Кристева пытается исследовать механизм становления эстетического. По ее мнению, для индивида, заброшенного в катастрофическое пространство существования и заблудившегося в нем, литература является единственным средством самосохранения. Строя свой язык, произведения искусства, человек как «путешественник в бесконечной ночи» припоминает пережитый ужас и начинает испытывать от него удовольствие, догадывается, что гадкое – не объективно, это лишь граница двусмысленности, смесь суждения и аффекта, знака и пульсации. Тогда границы означаемого (ужаса) начинают таять, художник спасается путем своего рода эстетической терапии. Творческое «Я» кристаллизуется в эстетическом бунте против ужаса. Отвращение – катарсис – творческий экстаз – такова структура творческого процесса. Литература – высшая точка, где отвратительное рушится в сиянии красоты.
Каким же образом ужасное превращается в возвышенное? Кристева считает страх первичным эффектом. Многочисленные фобии, страхи (смерти, кастрации и т. д.) – метафоры нехватки, замещение которых осуществляется посредством фетишей. Высший фетиш – язык: письмо, искусство вообще – единственный способ если не лечить фобии, то, по крайней мере, справляться с ними; писатель – жертва фобий, прибегающая к метафорам, чтобы не умереть от страха, но воскреснуть в знаках. В литературе фобии не исчезают, но ускользают под язык.

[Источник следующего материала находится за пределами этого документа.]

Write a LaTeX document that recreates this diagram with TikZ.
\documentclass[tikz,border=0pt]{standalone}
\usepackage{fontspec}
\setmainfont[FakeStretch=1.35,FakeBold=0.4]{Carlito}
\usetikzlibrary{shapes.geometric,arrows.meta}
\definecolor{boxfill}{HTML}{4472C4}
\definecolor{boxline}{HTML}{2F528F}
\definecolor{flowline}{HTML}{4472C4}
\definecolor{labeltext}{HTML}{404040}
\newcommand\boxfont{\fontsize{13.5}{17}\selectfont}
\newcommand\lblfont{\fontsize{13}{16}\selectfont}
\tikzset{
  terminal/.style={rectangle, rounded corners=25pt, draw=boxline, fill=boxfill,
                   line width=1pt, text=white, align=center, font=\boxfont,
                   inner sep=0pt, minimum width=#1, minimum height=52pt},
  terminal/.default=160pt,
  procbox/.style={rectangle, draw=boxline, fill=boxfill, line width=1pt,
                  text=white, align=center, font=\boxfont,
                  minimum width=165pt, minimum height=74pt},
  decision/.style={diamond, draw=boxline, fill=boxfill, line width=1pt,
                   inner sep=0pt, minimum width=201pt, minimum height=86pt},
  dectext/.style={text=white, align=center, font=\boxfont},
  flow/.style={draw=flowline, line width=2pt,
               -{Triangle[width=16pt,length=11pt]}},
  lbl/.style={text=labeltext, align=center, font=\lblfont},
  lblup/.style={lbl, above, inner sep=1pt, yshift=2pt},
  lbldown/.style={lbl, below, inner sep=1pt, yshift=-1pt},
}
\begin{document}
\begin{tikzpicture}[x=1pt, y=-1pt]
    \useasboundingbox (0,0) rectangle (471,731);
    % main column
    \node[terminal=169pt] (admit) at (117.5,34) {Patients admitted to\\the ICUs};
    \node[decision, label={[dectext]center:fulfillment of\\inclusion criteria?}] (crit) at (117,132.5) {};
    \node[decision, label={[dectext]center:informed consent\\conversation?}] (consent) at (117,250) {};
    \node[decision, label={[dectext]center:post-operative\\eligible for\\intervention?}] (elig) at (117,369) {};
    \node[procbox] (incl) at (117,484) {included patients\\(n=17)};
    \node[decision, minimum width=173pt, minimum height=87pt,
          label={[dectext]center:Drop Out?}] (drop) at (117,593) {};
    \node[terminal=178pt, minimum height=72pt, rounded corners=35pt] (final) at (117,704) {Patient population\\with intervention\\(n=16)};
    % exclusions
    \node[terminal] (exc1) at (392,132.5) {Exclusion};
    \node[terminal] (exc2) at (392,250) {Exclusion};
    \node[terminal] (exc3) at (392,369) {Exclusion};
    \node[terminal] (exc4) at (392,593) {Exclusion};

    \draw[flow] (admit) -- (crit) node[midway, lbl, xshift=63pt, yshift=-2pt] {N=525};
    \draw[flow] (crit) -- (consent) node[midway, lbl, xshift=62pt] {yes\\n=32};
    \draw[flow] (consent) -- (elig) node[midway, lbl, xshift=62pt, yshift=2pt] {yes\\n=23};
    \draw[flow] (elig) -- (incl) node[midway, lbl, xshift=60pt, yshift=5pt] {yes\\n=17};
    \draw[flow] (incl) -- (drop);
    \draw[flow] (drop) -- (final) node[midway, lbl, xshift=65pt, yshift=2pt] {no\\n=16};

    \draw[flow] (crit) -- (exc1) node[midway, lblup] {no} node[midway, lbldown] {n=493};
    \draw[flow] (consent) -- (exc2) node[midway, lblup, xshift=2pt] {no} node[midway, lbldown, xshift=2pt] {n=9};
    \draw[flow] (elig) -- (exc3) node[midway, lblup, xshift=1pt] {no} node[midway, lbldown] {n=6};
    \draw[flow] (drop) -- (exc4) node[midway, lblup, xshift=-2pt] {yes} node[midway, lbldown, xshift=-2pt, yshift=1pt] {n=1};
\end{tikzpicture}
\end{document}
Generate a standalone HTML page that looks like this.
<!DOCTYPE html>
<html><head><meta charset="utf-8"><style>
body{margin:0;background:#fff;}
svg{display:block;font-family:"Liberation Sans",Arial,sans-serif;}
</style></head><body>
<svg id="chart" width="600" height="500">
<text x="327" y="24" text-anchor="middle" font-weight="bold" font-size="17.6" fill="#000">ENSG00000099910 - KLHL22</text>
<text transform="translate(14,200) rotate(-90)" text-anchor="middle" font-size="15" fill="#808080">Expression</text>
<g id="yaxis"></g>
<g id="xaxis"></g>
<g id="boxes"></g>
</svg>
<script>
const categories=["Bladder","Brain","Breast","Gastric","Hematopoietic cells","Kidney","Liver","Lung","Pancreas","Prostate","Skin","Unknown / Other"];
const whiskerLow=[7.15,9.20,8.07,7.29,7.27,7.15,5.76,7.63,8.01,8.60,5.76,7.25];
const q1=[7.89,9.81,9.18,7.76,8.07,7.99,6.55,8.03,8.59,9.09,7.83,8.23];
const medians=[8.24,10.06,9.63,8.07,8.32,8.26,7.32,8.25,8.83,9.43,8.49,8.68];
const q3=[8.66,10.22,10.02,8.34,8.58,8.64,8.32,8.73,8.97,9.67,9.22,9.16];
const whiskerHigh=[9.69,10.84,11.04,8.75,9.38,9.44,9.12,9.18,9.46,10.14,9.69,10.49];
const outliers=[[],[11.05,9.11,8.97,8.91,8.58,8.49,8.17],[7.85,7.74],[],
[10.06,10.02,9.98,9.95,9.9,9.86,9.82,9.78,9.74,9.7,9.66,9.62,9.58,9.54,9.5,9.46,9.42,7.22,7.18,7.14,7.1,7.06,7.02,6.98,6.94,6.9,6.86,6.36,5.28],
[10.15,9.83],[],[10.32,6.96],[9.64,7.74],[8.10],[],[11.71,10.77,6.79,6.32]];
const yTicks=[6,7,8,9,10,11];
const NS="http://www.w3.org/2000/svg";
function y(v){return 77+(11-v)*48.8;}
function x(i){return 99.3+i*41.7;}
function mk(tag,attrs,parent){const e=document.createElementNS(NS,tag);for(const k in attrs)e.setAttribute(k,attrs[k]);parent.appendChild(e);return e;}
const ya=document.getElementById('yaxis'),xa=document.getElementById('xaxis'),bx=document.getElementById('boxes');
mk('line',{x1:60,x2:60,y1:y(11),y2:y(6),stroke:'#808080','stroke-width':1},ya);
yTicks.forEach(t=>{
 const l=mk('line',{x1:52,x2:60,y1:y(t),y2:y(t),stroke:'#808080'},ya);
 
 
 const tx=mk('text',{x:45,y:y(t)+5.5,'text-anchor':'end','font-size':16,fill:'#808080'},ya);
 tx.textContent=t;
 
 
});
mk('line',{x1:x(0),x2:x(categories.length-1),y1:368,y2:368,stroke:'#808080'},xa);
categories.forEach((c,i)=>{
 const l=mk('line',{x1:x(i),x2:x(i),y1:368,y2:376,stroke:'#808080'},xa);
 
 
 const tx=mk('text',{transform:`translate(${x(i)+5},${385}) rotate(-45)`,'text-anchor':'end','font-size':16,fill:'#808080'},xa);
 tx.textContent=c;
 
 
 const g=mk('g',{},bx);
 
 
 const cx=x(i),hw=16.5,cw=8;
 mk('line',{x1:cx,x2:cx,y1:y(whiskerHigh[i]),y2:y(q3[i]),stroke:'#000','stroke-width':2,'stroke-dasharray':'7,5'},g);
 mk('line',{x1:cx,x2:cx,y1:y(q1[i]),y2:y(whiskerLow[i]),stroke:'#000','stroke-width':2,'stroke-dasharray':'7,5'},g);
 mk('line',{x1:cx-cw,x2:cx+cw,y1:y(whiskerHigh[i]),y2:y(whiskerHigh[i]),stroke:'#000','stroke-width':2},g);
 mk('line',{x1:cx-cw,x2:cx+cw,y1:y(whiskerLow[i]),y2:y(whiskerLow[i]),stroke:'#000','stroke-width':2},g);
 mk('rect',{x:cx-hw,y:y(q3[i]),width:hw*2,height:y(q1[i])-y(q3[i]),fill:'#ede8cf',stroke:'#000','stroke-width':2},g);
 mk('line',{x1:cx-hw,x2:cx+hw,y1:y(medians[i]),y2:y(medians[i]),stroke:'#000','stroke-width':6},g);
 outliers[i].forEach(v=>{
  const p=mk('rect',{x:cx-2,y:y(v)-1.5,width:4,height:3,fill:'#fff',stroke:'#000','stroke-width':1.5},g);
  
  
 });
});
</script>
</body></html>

Таким образом, согласно Кристевой, культура продуцируется субъектом отвращения, говорящим и пишущим со страху, отвлекающимся от ужаса посредством механизма языковой символизации. Наиболее сильная форма подобного отвлечения – языковой бунт, ломка, переделка языка в постмодернистском духе. <…> Незаменимая функция литературы постмодернизма, с точки зрения Кристевой, – смягчить «Сверх-Я» путем воображения отвратительного и его отстранения посредством языковой игры, сплавляющей воедино вербальные знаки, сексуальные и агрессивные пульсации, галлюцинаторные видения. Осмеянный ужас порождает комическое – важнейший признак "новой речи". Именно благодаря смеху ужасное сублимируется и обволакивается возвышенным, сугубо субъективным образованием, лишенным объекта. <. > Благодаря возвышенному, вызывающему каскад ощущений, творец переносится в иной, неземной мир – царство наслаждения и гибели. Возвышенное – это дополнение, переполняющее художника и выплескивающееся из него, позволяющее быть одновременно "здесь" (заброшенным) и "там" – иным, сверкающим, радостным, завороженным. <…>
Подобная трактовка прекрасного, возвышенного, несомненно, имеет религиозную окраску. Кристева и сама подчеркивает, что художественный опыт – основная составляющая религиозности, пережившая крушение исторических форм религии. <…> Именно красота, по ее мнению, является религиозным способом приручения демонического, это часть религии, оказавшаяся шире целого, пережившая его и восторжествовавшая над ним.